Print only the lines from the top of the data through the line with "face([xr, xr +", both included, skipping every picture.

### COLLECTED MATERIAL
■ ■ ■ ■

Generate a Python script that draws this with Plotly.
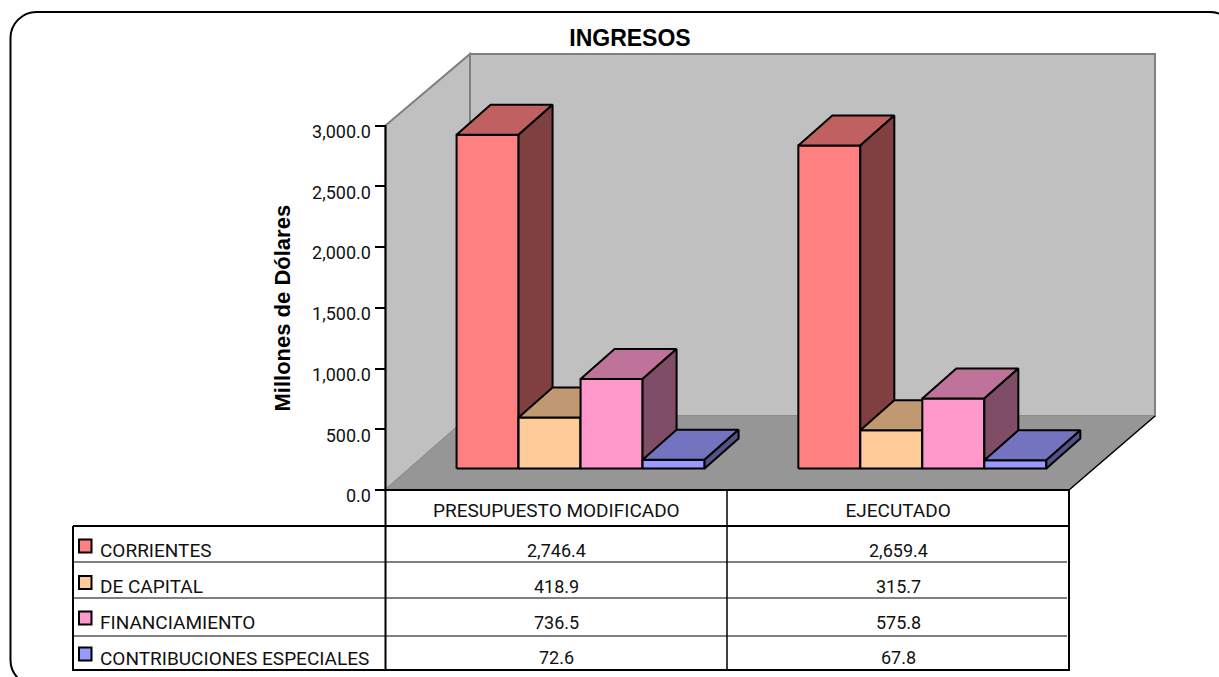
import plotly.graph_objects as go

# ---- data ----
categories = ["PRESUPUESTO MODIFICADO", "EJECUTADO"]
series_names = ["CORRIENTES", "DE CAPITAL", "FINANCIAMIENTO", "CONTRIBUCIONES ESPECIALES"]
corrientes = [2746.4, 2659.4]
de_capital = [418.9, 315.7]
financiamiento = [736.5, 575.8]
contribuciones = [72.6, 67.8]
series_values = [corrientes, de_capital, financiamiento, contribuciones]
y_ticks = [0, 500, 1000, 1500, 2000, 2500, 3000]

front_colors = ["#FF8080", "#FFCC99", "#FF99CC", "#9999FF"]
top_colors = ["#C06060", "#C09973", "#C0739A", "#7373C0"]
side_colors = ["#804040", "#806650", "#804D66", "#535388"]

# ---- layout geometry in pixels ----
W, H = 1219, 677
L, R, T, B = 385.5, 1069, 125.5, 490
px_x = (R - L) / 2.0          # pixels per category
px_y = (B - T) / 3000.0       # pixels per value unit

def PX(x): return x / W
def PY(y): return 1 - y / H
FONT = "Roboto, Liberation Sans, Arial"
BOLD = "Liberation Sans, Arial"

# oblique offsets for the 3D look, expressed in axis units
bar_w = 62 / px_x
base_dx, base_dy = 24.2 / px_x, 21.5 / px_y
dep_dx, dep_dy = 34 / px_x, 30 / px_y
n = len(series_values)

fig = go.Figure()

def face(xs, ys, color, name):
    fig.add_trace(go.Scatter(x=xs + xs[:1], y=ys + ys[:1], mode="lines", fill="toself",
                             fillcolor=color, line=dict(color="black", width=2),
                             hoverinfo="skip", showlegend=False, name=name))

for c in range(len(categories)):
    x0 = c + 0.5 - n * bar_w / 2 + base_dx
    for s in range(n):
        v = series_values[s][c]
        xl, xr = x0 + s * bar_w, x0 + (s + 1) * bar_w
        yb, yt = base_dy, base_dy + v
        nm = series_names[s]
        face([xl, xr, xr, xl], [yb, yb, yt, yt], front_colors[s], nm)
        face([xl, xr, xr + dep_dx, xl + dep_dx], [yt, yt, yt + dep_dy, yt + dep_dy], top_colors[s], nm)
        face([xr, xr + dep_dx, xr + dep_dx, xr], [yb, yb + dep_dy, yt + dep_dy, yt], side_colors[s], nm)

shapes = []
def line(x0, y0, x1, y1, color="black", width=1, layer="above"):
    shapes.append(dict(type="line", xref="paper", yref="paper", x0=PX(x0), y0=PY(y0), x1=PX(x1), y1=PY(y1),
                       line=dict(color=color, width=width), layer=layer))
def poly(pts, fill, color, width, layer="below"):
    d = "M " + " L ".join(f"{PX(a):.5f},{PY(b):.5f}" for a, b in pts) + " Z"
    shapes.append(dict(type="path", xref="paper", yref="paper", path=d, fillcolor=fill,
                       line=dict(color=color, width=width), layer=layer))

# outer rounded frame (runs off the page to the right and bottom)
fl, ft, fr, fb, rad = 10.5, 12, 1236, 686, 26
k = rad * 0.45
def P(a, b): return f"{PX(a):.5f},{PY(b):.5f}"
frame = (f"M {P(fl + rad, ft)} L {P(fr - rad, ft)} C {P(fr - k, ft)} {P(fr, ft + k)} {P(fr, ft + rad)} "
         f"L {P(fr, fb - rad)} C {P(fr, fb - k)} {P(fr - k, fb)} {P(fr - rad, fb)} "
         f"L {P(fl + rad, fb)} C {P(fl + k, fb)} {P(fl, fb - k)} {P(fl, fb - rad)} "
         f"L {P(fl, ft + rad)} C {P(fl, ft + k)} {P(fl + k, ft)} {P(fl + rad, ft)} Z")
shapes.append(dict(type="path", xref="paper", yref="paper", path=frame, line=dict(color="black", width=2),
                   layer="below"))

# chart walls and floor
WALL, EDGE, FLOOR = "#C0C0C0", "#808080", "#969696"
poly([(L, T), (470, 54), (470, 416), (L, B)], WALL, EDGE, 2)
poly([(470, 54), (1155, 54), (1155, 416), (470, 416)], WALL, EDGE, 2)
poly([(L, B), (470, 416), (1155, 416), (R, B)], FLOOR, FLOOR, 1)
line(R, B, 1155, 416, width=1.5, layer="below")

# axis lines
line(L, T, L, B, width=2, layer="below")
line(L, B, R, B, width=2, layer="below")

# data table grid
row_y = [526, 562, 598, 636]
line(73, 526, R, 526, width=2)
for yy in row_y[1:]:
    line(73, yy, R - 2, yy, width=1)
line(73, 670, R, 670, width=2)
line(73, 526, 73, 671, width=2)
line(L, B, L, 671, width=2)
line(727, B, 727, 670, width=1.5)
line(R, B, R, 671, width=2)

annotations = []
label_y = [550, 586.5, 622.5, 658]
value_y = [550, 586, 622, 657]
key_y = [546, 582.5, 618, 654]
col_x = [556.5, 898]
for s in range(n):
    poly([(79, key_y[s] - 6.5), (91.5, key_y[s] - 6.5), (91.5, key_y[s] + 6.5), (79, key_y[s] + 6.5)],
         front_colors[s], "black", 2, layer="above")
    annotations.append(dict(xref="paper", yref="paper", x=PX(97.5), y=PY(label_y[s]), text=series_names[s],
                            showarrow=False, xanchor="left", yanchor="middle",
                            font=dict(size=19, color="#111111", family=FONT)))
    for c in range(len(categories)):
        annotations.append(dict(xref="paper", yref="paper", x=PX(col_x[c]), y=PY(value_y[s]),
                                text=f"{series_values[s][c]:,.1f}", showarrow=False,
                                xanchor="center", yanchor="middle",
                                font=dict(size=18, color="#111111", family=FONT)))
annotations.append(dict(xref="paper", yref="paper", x=PX(281.5), y=PY(308), text="<b>Millones de Dólares</b>",
                        textangle=-90, showarrow=False, xanchor="center", yanchor="middle",
                        font=dict(size=22, color="black", family=BOLD)))

fig.update_layout(
    width=W, height=H, autosize=False, paper_bgcolor="white", plot_bgcolor="rgba(0,0,0,0)",
    margin=dict(l=0, r=0, t=0, b=0, pad=0),
    showlegend=False, shapes=shapes, annotations=annotations,
    font=dict(family=FONT, color="#111111", size=18),
    title=dict(text="<b>INGRESOS</b>", x=630 / W, xanchor="center", y=1 - 38 / H, yanchor="middle",
               font=dict(size=23, color="black", family=BOLD)),
    xaxis=dict(range=[-L / px_x, (W - L) / px_x], domain=[0, 1], anchor="free", position=1 - B / H,
               tickmode="array", tickvals=[0.5, 1.5], ticktext=categories,
               ticks="", showgrid=False, zeroline=False, showline=False,
               ticklabelstandoff=7, tickfont=dict(size=19, family=FONT, color="#111111")),
    yaxis=dict(range=[-(H - B) / px_y, B / px_y], domain=[0, 1], anchor="free", position=L / W,
               tickmode="array", tickvals=y_ticks, tickformat=",.1f",
               ticks="outside", ticklen=11, tickwidth=2, tickcolor="black",
               showgrid=False, zeroline=False, showline=False,
               ticklabelshift=6, tickfont=dict(size=18, family=FONT, color="#111111")),
)

fig.write_html("out.html", config={"displayModeBar": False},
               post_script="document.body.style.margin='0';document.body.style.overflow='hidden';")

■ ■ ■ ■

### RESPONSE FOR THIS EXERCISE
Generate a Python script that draws this with Plotly.
import plotly.graph_objects as go

# ---- data ----
categories = ["PRESUPUESTO MODIFICADO", "EJECUTADO"]
series_names = ["CORRIENTES", "DE CAPITAL", "FINANCIAMIENTO", "CONTRIBUCIONES ESPECIALES"]
corrientes = [2746.4, 2659.4]
de_capital = [418.9, 315.7]
financiamiento = [736.5, 575.8]
contribuciones = [72.6, 67.8]
series_values = [corrientes, de_capital, financiamiento, contribuciones]
y_ticks = [0, 500, 1000, 1500, 2000, 2500, 3000]

front_colors = ["#FF8080", "#FFCC99", "#FF99CC", "#9999FF"]
top_colors = ["#C06060", "#C09973", "#C0739A", "#7373C0"]
side_colors = ["#804040", "#806650", "#804D66", "#535388"]

# ---- layout geometry in pixels ----
W, H = 1219, 677
L, R, T, B = 385.5, 1069, 125.5, 490
px_x = (R - L) / 2.0          # pixels per category
px_y = (B - T) / 3000.0       # pixels per value unit

def PX(x): return x / W
def PY(y): return 1 - y / H
FONT = "Roboto, Liberation Sans, Arial"
BOLD = "Liberation Sans, Arial"

# oblique offsets for the 3D look, expressed in axis units
bar_w = 62 / px_x
base_dx, base_dy = 24.2 / px_x, 21.5 / px_y
dep_dx, dep_dy = 34 / px_x, 30 / px_y
n = len(series_values)

fig = go.Figure()

def face(xs, ys, color, name):
    fig.add_trace(go.Scatter(x=xs + xs[:1], y=ys + ys[:1], mode="lines", fill="toself",
                             fillcolor=color, line=dict(color="black", width=2),
                             hoverinfo="skip", showlegend=False, name=name))

for c in range(len(categories)):
    x0 = c + 0.5 - n * bar_w / 2 + base_dx
    for s in range(n):
        v = series_values[s][c]
        xl, xr = x0 + s * bar_w, x0 + (s + 1) * bar_w
        yb, yt = base_dy, base_dy + v
        nm = series_names[s]
        face([xl, xr, xr, xl], [yb, yb, yt, yt], front_colors[s], nm)
        face([xl, xr, xr + dep_dx, xl + dep_dx], [yt, yt, yt + dep_dy, yt + dep_dy], top_colors[s], nm)
        face([xr, xr + dep_dx, xr + dep_dx, xr], [yb, yb + dep_dy, yt + dep_dy, yt], side_colors[s], nm)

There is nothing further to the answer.